I am getting disheartened now but am still desperately trying to find the answer that will suit me and help me to lose some of my immense extra weight!

I know a lot of you recommend LCHF, any other suggestions would be greatly received and listened to!


----------



## grovesy (Feb 24, 2017)

Sorry to hear this, what have you tried and not worked for you?


----------



## sparklestar (Feb 24, 2017)

In the past I have tried the usual really; weight watchers, slimming world, cutting calories. 

I think one of my biggest issues is my love of convenience and inability to plan!


----------



## Owen (Feb 24, 2017)

Try the GL approach, it's more of a mindset than a diet. GL for dummies available from Amazon


----------



## Copepod (Feb 24, 2017)

sparklestar said:


> In the past I have tried the usual really; weight watchers, slimming world, cutting calories.
> 
> I think one of my biggest issues is my love of convenience and inability to plan!

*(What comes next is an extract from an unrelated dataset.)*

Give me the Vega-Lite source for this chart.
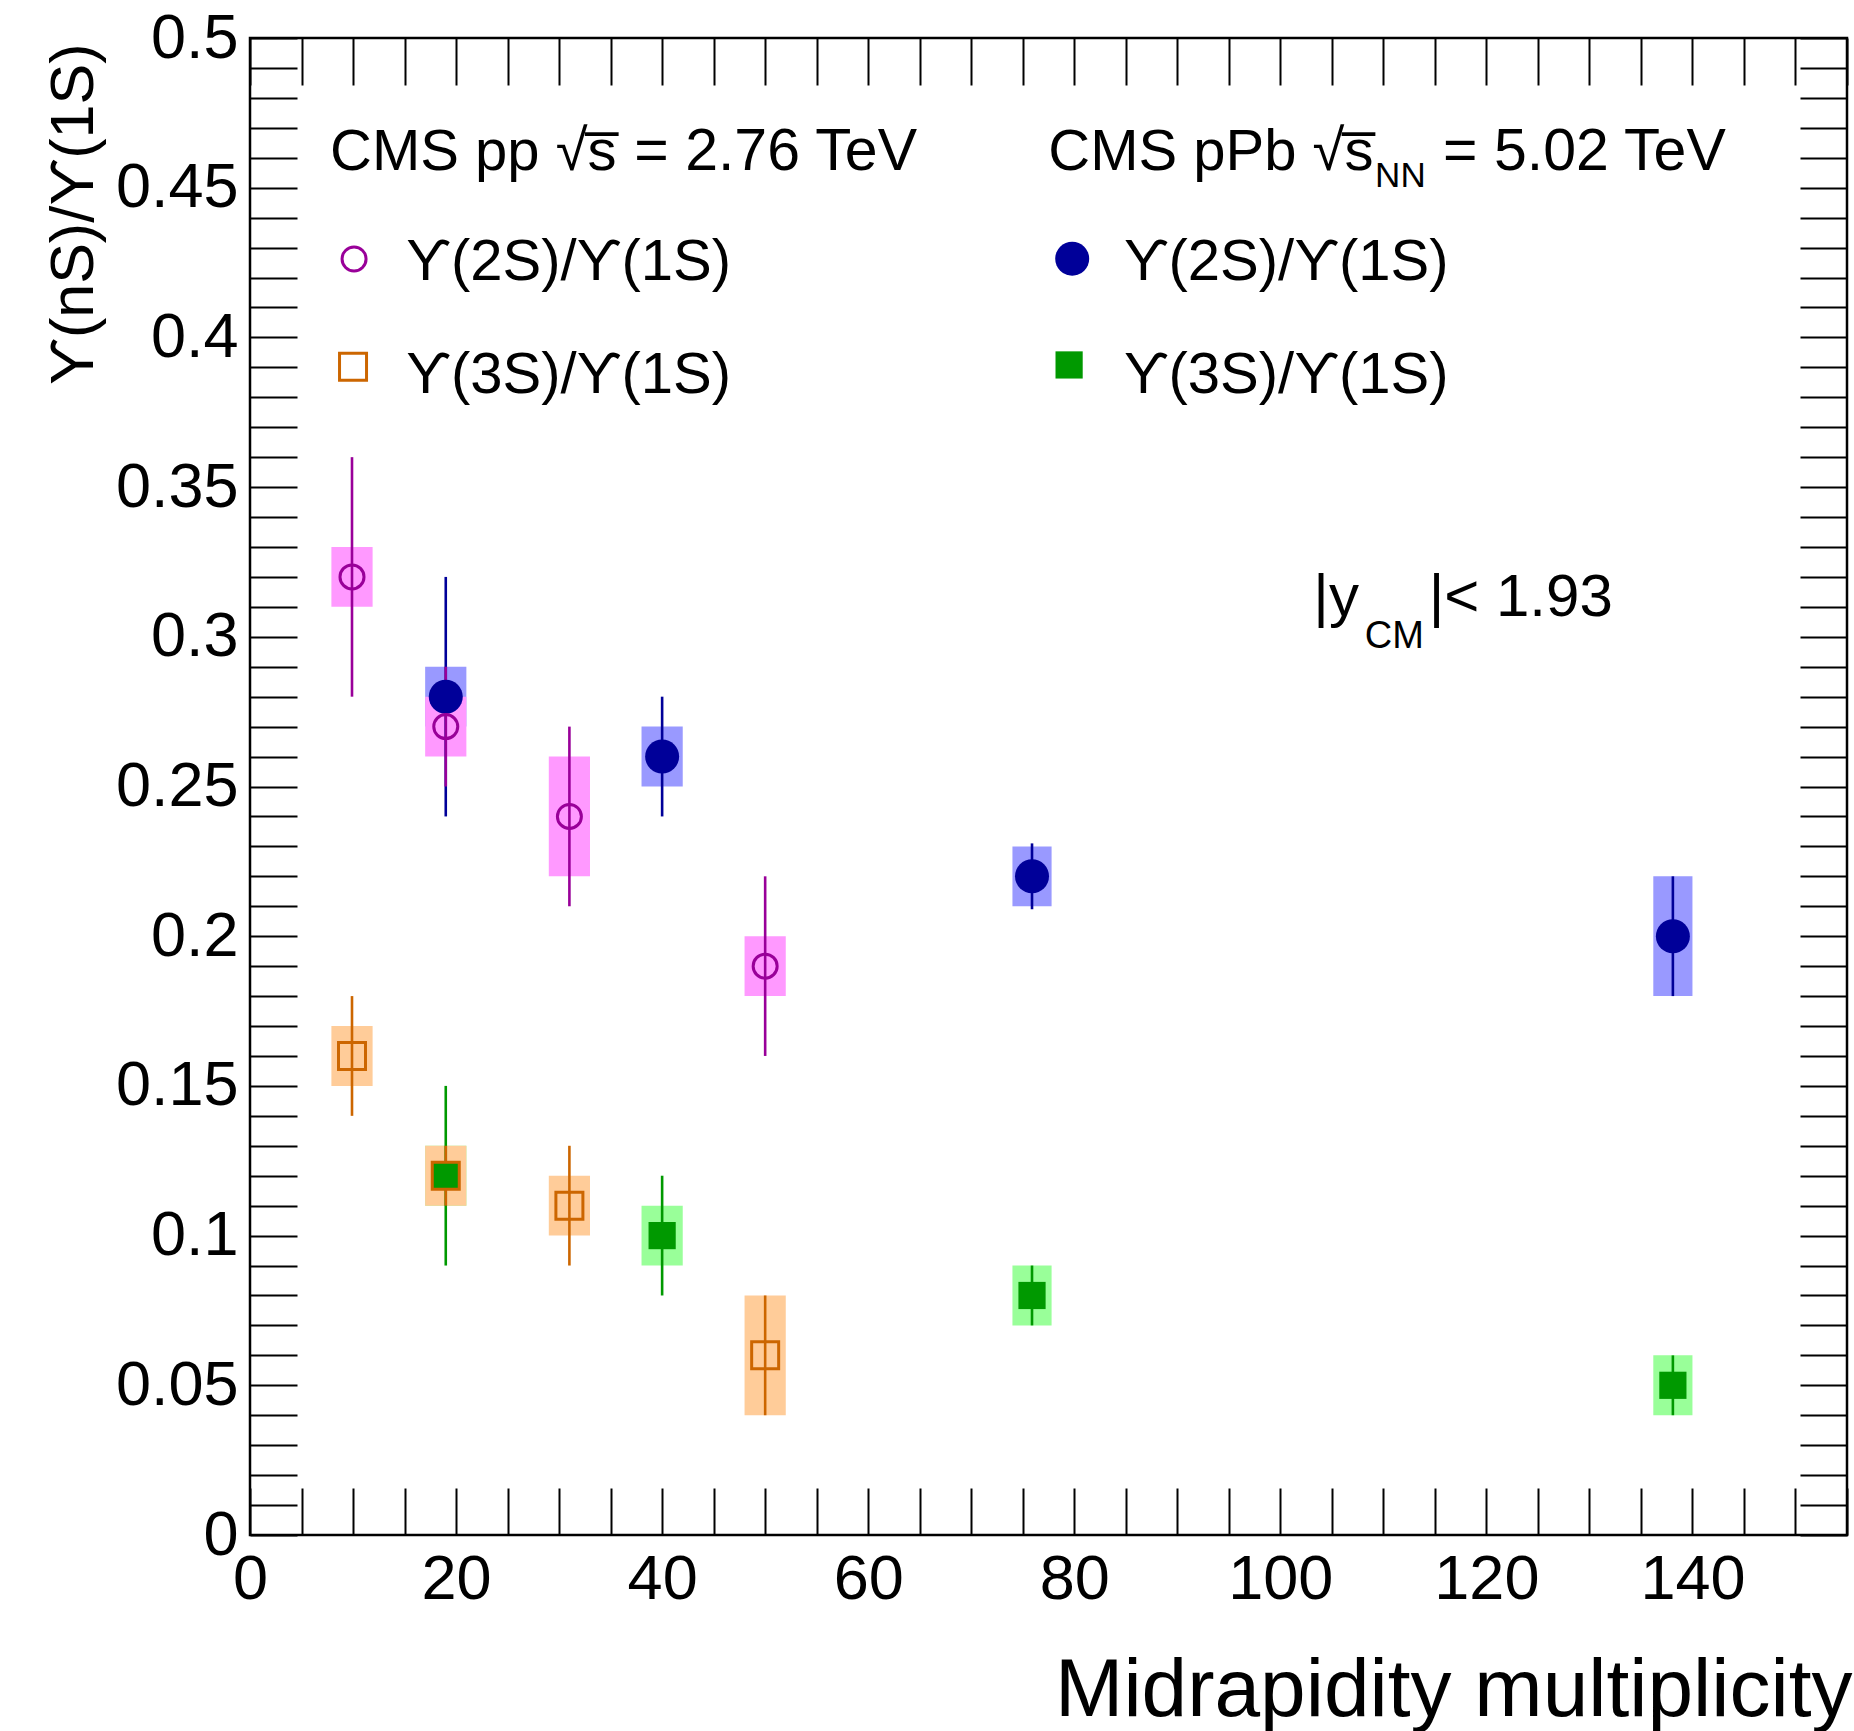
{
  "$schema": "https://vega.github.io/schema/vega-lite/v6.json",
  "width": 1597,
  "height": 1497,
  "autosize": {"type": "none"},
  "padding": {"left": 250, "top": 38, "right": 7, "bottom": 196},
  "background": "white",
  "config": {
    "view": {"stroke": "black", "strokeWidth": 2.5},
    "font": "Liberation Sans",
    "text": {"font": "Liberation Sans", "color": "black", "align": "left", "baseline": "alphabetic"},
    "axis": {"tickColor": "black", "tickWidth": 2, "domain": false, "grid": false, "labelColor": "black", "labelFont": "Liberation Sans", "titleFont": "Liberation Sans", "titleColor": "black", "titleFontWeight": "normal", "labelOverlap": false, "labelBound": false, "labelFlush": false}
  },
  "datasets": {
    "pts": [
      {"ser": "pPb2S", "x": 19, "y": 0.28, "slo": 0.24, "shi": 0.32, "blo": 0.27, "bhi": 0.29, "xlo": 17, "xhi": 21},
      {"ser": "pPb2S", "x": 40, "y": 0.26, "slo": 0.24, "shi": 0.28, "blo": 0.25, "bhi": 0.27, "xlo": 38, "xhi": 42},
      {"ser": "pPb2S", "x": 75.9, "y": 0.22, "slo": 0.209, "shi": 0.231, "blo": 0.21, "bhi": 0.23, "xlo": 74, "xhi": 77.8},
      {"ser": "pPb2S", "x": 138.1, "y": 0.2, "slo": 0.18, "shi": 0.22, "blo": 0.18, "bhi": 0.22, "xlo": 136.2, "xhi": 140},
      {"ser": "pPb3S", "x": 19, "y": 0.12, "slo": 0.09, "shi": 0.15, "blo": 0.11, "bhi": 0.13, "xlo": 17, "xhi": 21},
      {"ser": "pPb3S", "x": 40, "y": 0.1, "slo": 0.08, "shi": 0.12, "blo": 0.09, "bhi": 0.11, "xlo": 38, "xhi": 42},
      {"ser": "pPb3S", "x": 75.9, "y": 0.08, "slo": 0.07, "shi": 0.09, "blo": 0.07, "bhi": 0.09, "xlo": 74, "xhi": 77.8},
      {"ser": "pPb3S", "x": 138.1, "y": 0.05, "slo": 0.04, "shi": 0.06, "blo": 0.04, "bhi": 0.06, "xlo": 136.2, "xhi": 140},
      {"ser": "pp2S", "x": 9.9, "y": 0.32, "slo": 0.28, "shi": 0.36, "blo": 0.31, "bhi": 0.33, "xlo": 7.9, "xhi": 11.9},
      {"ser": "pp2S", "x": 19, "y": 0.27, "slo": 0.25, "shi": 0.29, "blo": 0.26, "bhi": 0.28, "xlo": 17, "xhi": 21},
      {"ser": "pp2S", "x": 31, "y": 0.24, "slo": 0.21, "shi": 0.27, "blo": 0.22, "bhi": 0.26, "xlo": 29, "xhi": 33},
      {"ser": "pp2S", "x": 50, "y": 0.19, "slo": 0.16, "shi": 0.22, "blo": 0.18, "bhi": 0.2, "xlo": 48, "xhi": 52},
      {"ser": "pp3S", "x": 9.9, "y": 0.16, "slo": 0.14, "shi": 0.18, "blo": 0.15, "bhi": 0.17, "xlo": 7.9, "xhi": 11.9},
      {"ser": "pp3S", "x": 19, "y": 0.12, "slo": 0.11, "shi": 0.13, "blo": 0.11, "bhi": 0.13, "xlo": 17, "xhi": 21},
      {"ser": "pp3S", "x": 31, "y": 0.11, "slo": 0.09, "shi": 0.13, "blo": 0.1, "bhi": 0.12, "xlo": 29, "xhi": 33},
      {"ser": "pp3S", "x": 50, "y": 0.06, "slo": 0.04, "shi": 0.08, "blo": 0.04, "bhi": 0.08, "xlo": 48, "xhi": 52}
    ],
    "one": [{}]
  },
  "data": {"name": "pts"},
  "layer": [
    {
      "mark": {"type": "rect", "opacity": 1},
      "encoding": {
        "x": {"field": "xlo", "type": "quantitative", "scale": {"domain": [0, 155], "nice": false, "zero": false},
          "axis": {"orient": "bottom", "values": [0,5,10,15,20,25,30,35,40,45,50,55,60,65,70,75,80,85,90,95,100,105,110,115,120,125,130,135,140,145,150,155],
            "tickSize": -47, "labelPadding": 60, "labelFontSize": 63, "labelBaseline": "top", "labelAlign": "center", "format": "d",
            "labelExpr": "datum.value % 20 === 0 ? datum.label : ''",
            "title": "Midrapidity multiplicity", "titleFontSize": 82, "titleX": 1602, "titleY": 180, "titleAlign": "right", "titleBaseline": "alphabetic", "titleAnchor": "end",
            "encode": {"ticks": {"update": {"y2": {"signal": "datum.value % 20 === 0 ? -47 : -26"}}}}}},
        "x2": {"field": "xhi"},
        "y": {"field": "blo", "type": "quantitative", "scale": {"domain": [0, 0.5], "nice": false, "zero": false},
          "axis": {"orient": "left", "values": [0,0.01,0.02,0.03,0.04,0.05,0.06,0.07,0.08,0.09,0.1,0.11,0.12,0.13,0.14,0.15,0.16,0.17,0.18,0.19,0.2,0.21,0.22,0.23,0.24,0.25,0.26,0.27,0.28,0.29,0.3,0.31,0.32,0.33,0.34,0.35,0.36,0.37,0.38,0.39,0.4,0.41,0.42,0.43,0.44,0.45,0.46,0.47,0.48,0.49,0.5],
            "tickSize": -47, "labelPadding": 59, "labelFontSize": 63, "labelAlign": "right", "labelBaseline": "middle",
            "labelExpr": "round(datum.value*100) % 5 === 0 ? format(datum.value, '~g') : ''",
            "title": "\u03d2(nS)/\u03d2(1S)", "titleFontSize": 61, "titleX": -158, "titleY": 5, "titleAngle": 270, "titleAlign": "right", "titleBaseline": "alphabetic",
            "encode": {"ticks": {"update": {"x2": {"signal": "round(datum.value*100) % 5 === 0 ? 47 : 26"}}}}}},
        "y2": {"field": "bhi"},
        "fill": {"field": "ser", "type": "nominal", "legend": null,
          "scale": {"domain": ["pPb2S", "pPb3S", "pp2S", "pp3S"], "range": ["#9999ff", "#99ff99", "#ff99ff", "#ffcc99"]}}
      }
    },
    {
      "mark": {"type": "rule", "strokeWidth": 2.6},
      "encoding": {
        "x": {"field": "x", "type": "quantitative",
          "axis": {"orient": "top", "values": [0,5,10,15,20,25,30,35,40,45,50,55,60,65,70,75,80,85,90,95,100,105,110,115,120,125,130,135,140,145,150,155],
            "tickSize": -47, "labels": false, "title": null,
            "encode": {"ticks": {"update": {"y2": {"signal": "datum.value % 20 === 0 ? 47 : 26"}}}}}},
        "y": {"field": "slo", "type": "quantitative",
          "axis": {"orient": "right", "values": [0,0.01,0.02,0.03,0.04,0.05,0.06,0.07,0.08,0.09,0.1,0.11,0.12,0.13,0.14,0.15,0.16,0.17,0.18,0.19,0.2,0.21,0.22,0.23,0.24,0.25,0.26,0.27,0.28,0.29,0.3,0.31,0.32,0.33,0.34,0.35,0.36,0.37,0.38,0.39,0.4,0.41,0.42,0.43,0.44,0.45,0.46,0.47,0.48,0.49,0.5],
            "tickSize": -47, "labels": false, "title": null,
            "encode": {"ticks": {"update": {"x2": {"signal": "round(datum.value*100) % 5 === 0 ? -47 : -26"}}}}}},
        "y2": {"field": "shi"},
        "stroke": {"field": "ser", "type": "nominal", "legend": null,
          "scale": {"domain": ["pPb2S", "pPb3S", "pp2S", "pp3S"], "range": ["#000099", "#009900", "#990099", "#cc6600"]}}
      }
    },
    {
      "transform": [{"filter": "datum.ser === 'pPb2S'"}],
      "mark": {"type": "point", "shape": "circle", "filled": true, "fill": "#000099", "size": 1156, "opacity": 1},
      "encoding": {"x": {"field": "x", "type": "quantitative", "axis": null}, "y": {"field": "y", "type": "quantitative", "axis": null}}
    },
    {
      "transform": [{"filter": "datum.ser === 'pPb3S'"}],
      "mark": {"type": "point", "shape": "square", "filled": true, "fill": "#009900", "size": 740, "opacity": 1},
      "encoding": {"x": {"field": "x", "type": "quantitative", "axis": null}, "y": {"field": "y", "type": "quantitative", "axis": null}}
    },
    {
      "transform": [{"filter": "datum.ser === 'pp2S'"}],
      "mark": {"type": "point", "shape": "circle", "filled": false, "stroke": "#990099", "strokeWidth": 3, "size": 576, "opacity": 1},
      "encoding": {"x": {"field": "x", "type": "quantitative", "axis": null}, "y": {"field": "y", "type": "quantitative", "axis": null}}
    },
    {
      "transform": [{"filter": "datum.ser === 'pp3S'"}],
      "mark": {"type": "point", "shape": "square", "filled": false, "stroke": "#cc6600", "strokeWidth": 3, "size": 729, "opacity": 1},
      "encoding": {"x": {"field": "x", "type": "quantitative", "axis": null}, "y": {"field": "y", "type": "quantitative", "axis": null}}
    },
    {
      "data": {"name": "one"},
      "mark": {"type": "point", "shape": "circle", "filled": false, "stroke": "#990099", "strokeWidth": 3, "size": 576, "opacity": 1},
      "encoding": {"x": {"datum": 10.1, "type": "quantitative", "axis": null}, "y": {"datum": 0.4262, "type": "quantitative", "axis": null}}
    },
    {
      "data": {"name": "one"},
      "mark": {"type": "point", "shape": "square", "filled": false, "stroke": "#cc6600", "strokeWidth": 3, "size": 729, "opacity": 1},
      "encoding": {"x": {"datum": 10.0, "type": "quantitative", "axis": null}, "y": {"datum": 0.3902, "type": "quantitative", "axis": null}}
    },
    {
      "data": {"name": "one"},
      "mark": {"type": "point", "shape": "circle", "filled": true, "fill": "#000099", "size": 1156, "opacity": 1},
      "encoding": {"x": {"datum": 79.8, "type": "quantitative", "axis": null}, "y": {"datum": 0.4263, "type": "quantitative", "axis": null}}
    },
    {
      "data": {"name": "one"},
      "mark": {"type": "point", "shape": "square", "filled": true, "fill": "#009900", "size": 740, "opacity": 1},
      "encoding": {"x": {"datum": 79.5, "type": "quantitative", "axis": null}, "y": {"datum": 0.3908, "type": "quantitative", "axis": null}}
    },
    {
      "data": {"name": "one"},
      "mark": {"type": "text", "text": "CMS pp \u221as\u0305", "fontSize": 58},
      "encoding": {"x": {"datum": 7.77, "type": "quantitative", "axis": null}, "y": {"datum": 0.4559, "type": "quantitative", "axis": null}}
    },
    {
      "data": {"name": "one"},
      "mark": {"type": "text", "text": "= 2.76 TeV", "fontSize": 59},
      "encoding": {"x": {"datum": 37.3, "type": "quantitative", "axis": null}, "y": {"datum": 0.4559, "type": "quantitative", "axis": null}}
    },
    {
      "data": {"name": "one"},
      "mark": {"type": "text", "text": "CMS pPb \u221as\u0305", "fontSize": 58},
      "encoding": {"x": {"datum": 77.48, "type": "quantitative", "axis": null}, "y": {"datum": 0.4559, "type": "quantitative", "axis": null}}
    },
    {
      "data": {"name": "one"},
      "mark": {"type": "text", "text": "NN", "fontSize": 35},
      "encoding": {"x": {"datum": 109.2, "type": "quantitative", "axis": null}, "y": {"datum": 0.4503, "type": "quantitative", "axis": null}}
    },
    {
      "data": {"name": "one"},
      "mark": {"type": "text", "text": "= 5.02 TeV", "fontSize": 59},
      "encoding": {"x": {"datum": 115.8, "type": "quantitative", "axis": null}, "y": {"datum": 0.4559, "type": "quantitative", "axis": null}}
    },
    {
      "data": {"name": "one"},
      "mark": {"type": "text", "text": "\u03d2(2S)/\u03d2(1S)", "fontSize": 58},
      "encoding": {"x": {"datum": 15.15, "type": "quantitative", "axis": null}, "y": {"datum": 0.4192, "type": "quantitative", "axis": null}}
    },
    {
      "data": {"name": "one"},
      "mark": {"type": "text", "text": "\u03d2(3S)/\u03d2(1S)", "fontSize": 58},
      "encoding": {"x": {"datum": 15.15, "type": "quantitative", "axis": null}, "y": {"datum": 0.3814, "type": "quantitative", "axis": null}}
    },
    {
      "data": {"name": "one"},
      "mark": {"type": "text", "text": "\u03d2(2S)/\u03d2(1S)", "fontSize": 58},
      "encoding": {"x": {"datum": 84.8, "type": "quantitative", "axis": null}, "y": {"datum": 0.4192, "type": "quantitative", "axis": null}}
    },
    {
      "data": {"name": "one"},
      "mark": {"type": "text", "text": "\u03d2(3S)/\u03d2(1S)", "fontSize": 58},
      "encoding": {"x": {"datum": 84.8, "type": "quantitative", "axis": null}, "y": {"datum": 0.3814, "type": "quantitative", "axis": null}}
    },
    {
      "data": {"name": "one"},
      "mark": {"type": "text", "text": "|y", "fontSize": 60},
      "encoding": {"x": {"datum": 103.2, "type": "quantitative", "axis": null}, "y": {"datum": 0.3069, "type": "quantitative", "axis": null}}
    },
    {
      "data": {"name": "one"},
      "mark": {"type": "text", "text": "CM", "fontSize": 38},
      "encoding": {"x": {"datum": 108.2, "type": "quantitative", "axis": null}, "y": {"datum": 0.2963, "type": "quantitative", "axis": null}}
    },
    {
      "data": {"name": "one"},
      "mark": {"type": "text", "text": "|< 1.93", "fontSize": 60},
      "encoding": {"x": {"datum": 114.4, "type": "quantitative", "axis": null}, "y": {"datum": 0.3069, "type": "quantitative", "axis": null}}
    }
  ],
  "resolve": {"axis": {"x": "independent", "y": "independent"}}
}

Sounds like you know what you need to do. Can you buy a batch of food this weekend, write a menu and use it for a week. If you can do one week, you're heading in the right direction


----------



## Dollypolly (Feb 25, 2017)

Can you do a big batch of cooking and freeze from a menu list of your choosing within your calories. We do the left overs and freeze just remember and label them as I forgot one week and we had to guess at content but once defrosted I could see  what was what 
Do you exercise at all even 15 minutes some can't of course but that can help too. 
Didn't you get the support from WW or SW. I have to say I have never done them ever as all I can think of is little Britain and it isn't my kind of thing, my daughter did WW and loved it and lost on it but she says she'll be on a diet for life .


----------



## weecee (Feb 25, 2017)

It is easy to lose your sparkle Sparkle but try to keep calm and don't stress over it. This is a long haul jobby.  What about trying to PLAN only one day a week at first. You could sort your food for the week and get meals made or organised  then  you could have the CONVENIENCE bit the rest of the week as the fiddly bit it is done. Each small step still gets you there.


----------



## Ditto (Feb 25, 2017)

I know how you feel (((hugs)))


----------